- Problem details: Print exactly the lines from the first one down to the line containing "from matplotlib.patches import", both ends included, with no pictures and nothing else.

□ □ □ □

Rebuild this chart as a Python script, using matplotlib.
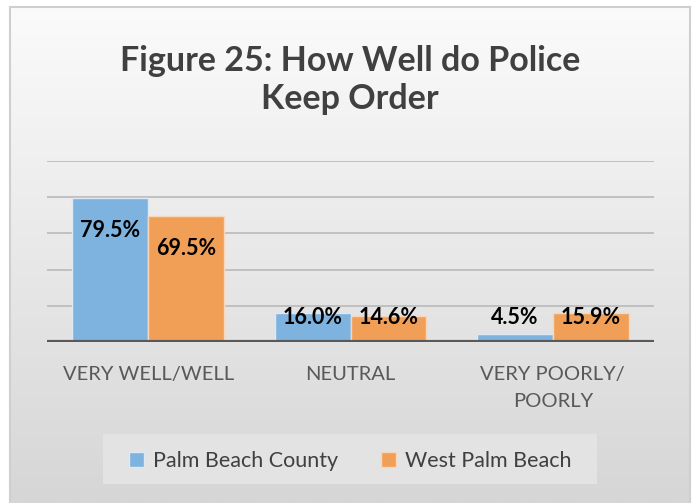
import matplotlib.pyplot as plt
import numpy as np
from matplotlib.patches import Rectangle, Patch

categories = ["VERY WELL/WELL", "NEUTRAL", "VERY POORLY/\nPOORLY"]
series_names = ["Palm Beach County", "West Palm Beach"]
palm_beach_county = [79.5, 16.0, 4.5]
west_palm_beach = [69.5, 14.6, 15.9]
title = "Figure 25: How Well do Police\nKeep Order"

blue = "#7eb3df"
orange = "#f19e56"
font = "Lato"

fig = plt.figure(figsize=(6.95, 5.03), dpi=100)

# background gradient inside the chart frame
bg = fig.add_axes([10 / 695, 0, 680 / 695, 496 / 503], zorder=-10)
grad = np.linspace(0, 1, 256).reshape(-1, 1)
bg.imshow(grad, aspect="auto", cmap=plt.matplotlib.colors.LinearSegmentedColormap.from_list(
    "g", ["#fbfbfb", "#d6d6d6"]), extent=[0, 1, 0, 1], origin="upper")
bg.set_xlim(0, 1)
bg.set_ylim(0, 1)
for s in bg.spines.values():
    s.set_color("#cfcfcf")
    s.set_linewidth(1.5)
bg.spines["bottom"].set_visible(False)
bg.set_xticks([])
bg.set_yticks([])

ax = fig.add_axes([47 / 695, 161 / 503, 607 / 695, 181 / 503])
ax.set_facecolor("none")
x = np.arange(len(categories))
w = 0.375
ax.bar(x - w / 2, palm_beach_county, w, color=blue, edgecolor="#dce9f5", linewidth=1, zorder=3)
ax.bar(x + w / 2, west_palm_beach, w, color=orange, edgecolor="#f7d7bb", linewidth=1, zorder=3)

ax.set_xlim(-0.5, len(categories) - 0.5)
ax.set_ylim(0, 100)
ax.set_yticks(np.arange(0, 101, 20))
ax.yaxis.grid(True, color="#bdbdbd", linewidth=1.3)
ax.set_axisbelow(True)
ax.tick_params(left=False, bottom=False, labelleft=False, labelbottom=False)
for s in ax.spines.values():
    s.set_visible(False)
ax.axhline(0, color="#595959", linewidth=3, zorder=4)

for xs, vals in [(x - w / 2, palm_beach_county), (x + w / 2, west_palm_beach)]:
    for xi, v in zip(xs, vals):
        ax.text(xi, max(v - 17.7, 13.5), f"{v:.1f}%", ha="center", va="center",
                fontsize=15.5, fontweight="bold", color="black", family=font, zorder=5)

for xi, c in zip(x, categories):
    ax.text(xi, -13.5, c, ha="center", va="top", fontsize=14.5, color="#595959",
            family=font, linespacing=1.7, clip_on=False)

fig.text(0.504, 0.841, title, ha="center", va="center", fontsize=24.5, fontweight="bold",
         color="#404040", family=font, linespacing=1.25)

# legend box
fig.patches.append(Rectangle((103 / 695, 19 / 503), 494 / 695, 50 / 503,
                             transform=fig.transFigure, facecolor="#e3e3e3",
                             edgecolor="none", zorder=-5))
handles = [Patch(facecolor=blue, edgecolor="#dce9f5"), Patch(facecolor=orange, edgecolor="#f7d7bb")]
fig.legend(handles, series_names, loc="center", bbox_to_anchor=(0.504, 0.083), ncol=2,
           frameon=False, prop={"family": font, "size": 15.5}, labelcolor="#404040",
           handlelength=0.7, handleheight=0.7, handletextpad=0.4, columnspacing=2.0)

fig.savefig("out.png", dpi=100, facecolor="white")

□ □ □ □

- Problem solution:
Rebuild this chart as a Python script, using matplotlib.
import matplotlib.pyplot as plt
import numpy as np
from matplotlib.patches import Rectangle, Patch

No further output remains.